1つ目は、花に関してである。花というのは生きていますから人間と同じで呼吸をしています。すなわち土からしっかり作り種をまき、太陽光線、保水力、通気性を必要とします。やがて発芽し、ここからが手がかかるのです。温度管理や保水力、病気等には最善の注意を払わなければならないという事。

2つ目は、道具に関してである。道具は使い方を間違えれば凶器です。その様々な道具をいかに効率よく上手に使うかである。例えば斧、鉈等で刃がある物は割れていたりヒビが入っていたりすると危険だし使い物になりません。でも新たに刃をしっかり研ぎ整備することによって危険も回避し尚且つ安全に効率よく使える事を学ぶ。従って道具は最良な状態で使用することが一番望ましいという事。
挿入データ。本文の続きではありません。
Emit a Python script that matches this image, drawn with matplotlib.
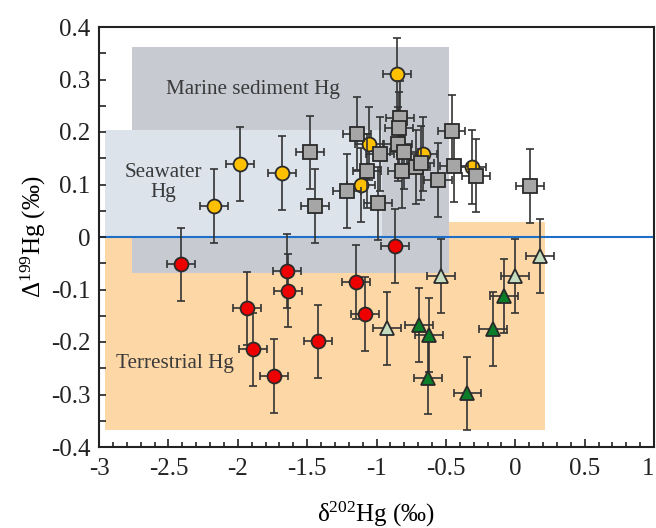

3つ目は野菜作りである。家庭学校にも絶対的に必要な事であり、私も是非身に付けたいと思っていた。斎藤先生は私に野菜の育て方、実り方、食べ物の有難さを教えてくれた。それを聞いて私も「心のこもった甘くて美味しい野菜を作るぞ」と決意。そして特に私から見て斎藤先生が野菜作りで一番に心掛けていた事は生徒のためだったと思います。毎回園芸部の生徒達が作業の途中に休憩をする時に何かおやつ代わりにと作っていたように思います。そんな優しく生徒の事を思い気遣える人こそ家庭学校の職員であるべき姿なんだろうなぁと実感しました。私も生徒の事を考えて野菜作りに励んでいきたいと思います。
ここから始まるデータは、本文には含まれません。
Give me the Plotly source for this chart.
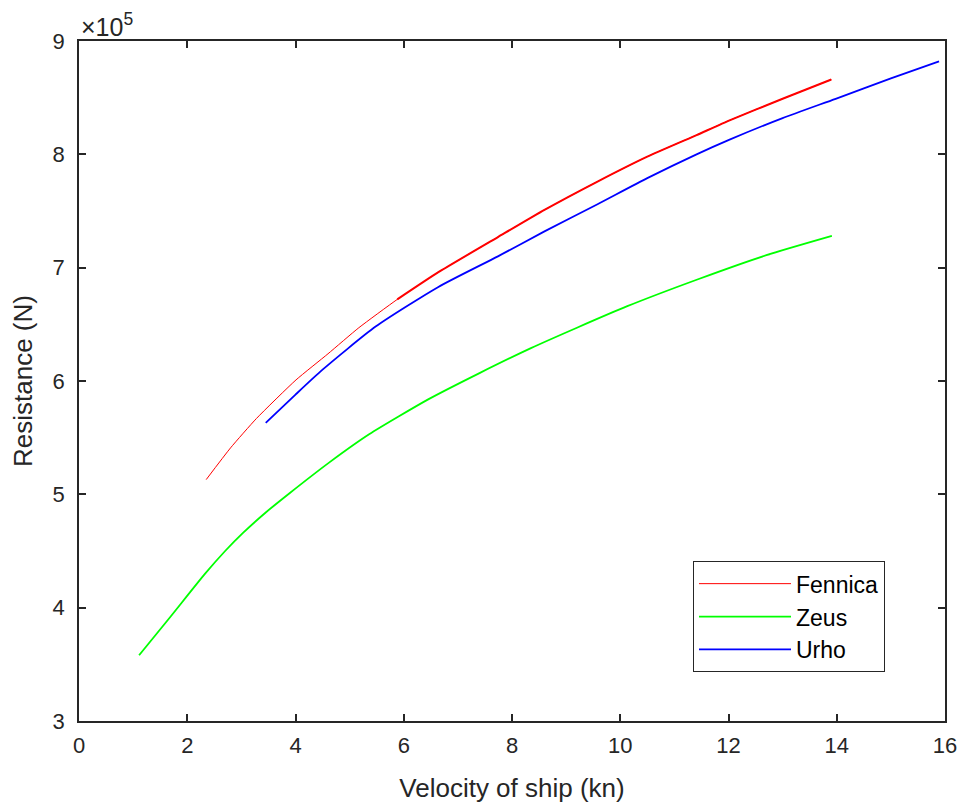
import plotly.graph_objects as go

# Data (velocity in kn, resistance in N)
fennica_v = [2.35, 2.8, 3.28, 4.01, 4.6, 5.17, 5.88, 6.64, 7.74, 8.6, 9.58, 10.5, 11.41, 12.02, 13.0, 13.9]
fennica_r = [5.13e5, 5.41e5, 5.67e5, 6.01e5, 6.24e5, 6.47e5, 6.72e5, 6.96e5, 7.27e5, 7.51e5, 7.76e5, 7.98e5, 8.17e5, 8.30e5, 8.49e5, 8.66e5]

zeus_v = [1.11, 1.69, 2.33, 2.7, 3.03, 3.45, 3.89, 4.62, 5.36, 6.46, 7.4, 8.35, 9.2, 10.13, 11.45, 12.7, 13.91]
zeus_r = [3.58e5, 3.92e5, 4.30e5, 4.50e5, 4.66e5, 4.84e5, 5.01e5, 5.28e5, 5.53e5, 5.84e5, 6.07e5, 6.29e5, 6.47e5, 6.66e5, 6.90e5, 7.11e5, 7.28e5]

urho_v = [3.45, 4.0, 4.5, 5.48, 6.64, 7.74, 8.6, 9.58, 10.5, 11.41, 12.02, 13.0, 13.98, 15.0, 15.89]
urho_r = [5.63e5, 5.88e5, 6.10e5, 6.48e5, 6.83e5, 7.10e5, 7.32e5, 7.56e5, 7.79e5, 8.00e5, 8.13e5, 8.32e5, 8.49e5, 8.67e5, 8.82e5]

y_ticks = [3e5, 4e5, 5e5, 6e5, 7e5, 8e5, 9e5]
y_labels = ["3", "4", "5", "6", "7", "8", "9"]
x_ticks = [0, 2, 4, 6, 8, 10, 12, 14, 16]

FONT = "Liberation Sans, Arial, Helvetica"
AX = "#262626"

fig = go.Figure()
fig.add_trace(go.Scatter(x=fennica_v, y=fennica_r, mode="lines", name="Fennica",
                         line=dict(color="#ff0000", width=1, shape="spline", smoothing=0.5)))
# overlapping duplicate segment (data recorded twice)
fig.add_trace(go.Scatter(x=fennica_v[6:], y=fennica_r[6:], mode="lines", showlegend=False,
                         hoverinfo="skip",
                         line=dict(color="#ff0000", width=2, shape="spline", smoothing=0.5)))
fig.add_trace(go.Scatter(x=zeus_v, y=zeus_r, mode="lines", name="Zeus",
                         line=dict(color="#00ff00", width=1.8, shape="spline", smoothing=0.6)))
fig.add_trace(go.Scatter(x=urho_v, y=urho_r, mode="lines", name="Urho",
                         line=dict(color="#0000ff", width=1.8, shape="spline", smoothing=0.6)))

axis_common = dict(showgrid=False, zeroline=False, showline=True, linecolor=AX,
                   linewidth=1.5, mirror="ticks", ticks="inside", ticklen=7,
                   tickcolor=AX, tickwidth=1.5,
                   tickfont=dict(family=FONT, size=22, color=AX))

fig.update_layout(
    width=969, height=810,
    margin=dict(l=79, r=17, t=41, b=89),
    paper_bgcolor="white", plot_bgcolor="white",
    xaxis=dict(range=[0, 16], tickvals=x_ticks, ticklabelstandoff=4,
               title=dict(text="Velocity of ship (kn)", standoff=22,
                          font=dict(family=FONT, size=26, color=AX)),
               **axis_common),
    yaxis=dict(range=[3e5, 9e5], tickvals=y_ticks, ticktext=y_labels, ticklabelstandoff=8,
               title=dict(text="Resistance (N)", standoff=12,
                          font=dict(family=FONT, size=26, color=AX)),
               **axis_common),
    legend=dict(x=0.709, y=0.235, xanchor="left", yanchor="top",
                bordercolor=AX, borderwidth=1, bgcolor="white",
                font=dict(family=FONT, size=23, color="#000000"),
                itemwidth=92),
    showlegend=True,
)
fig.add_annotation(xref="paper", yref="paper", x=0, y=1.0, xanchor="left", yanchor="bottom",
                   text="×10<sup>5</sup>", showarrow=False, yshift=-2,
                   font=dict(family=FONT, size=25, color=AX))

fig.write_html("out.html", config={"displayModeBar": False},
               post_script="document.body.style.margin='0px';")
最後になりますが、園芸の仕事は楽しみもあり悲しみもあり苦難もあるが決して適当にやってできる仕事ではない。本当に色々な所に気を遣ってやらないと植物が駄目になってしまうし、家庭学校の環境が美しくなくなってしまう。だから私もできる限りの事を尽くしていきたいと思っています。この先も色々な人達にご迷惑をおかけすると思いますが、職員が一丸となり支え合い乗り越えていきたいと思っています。どうか今後とも暖かい御指導、御鞭撻のほど宜しくお願い致します。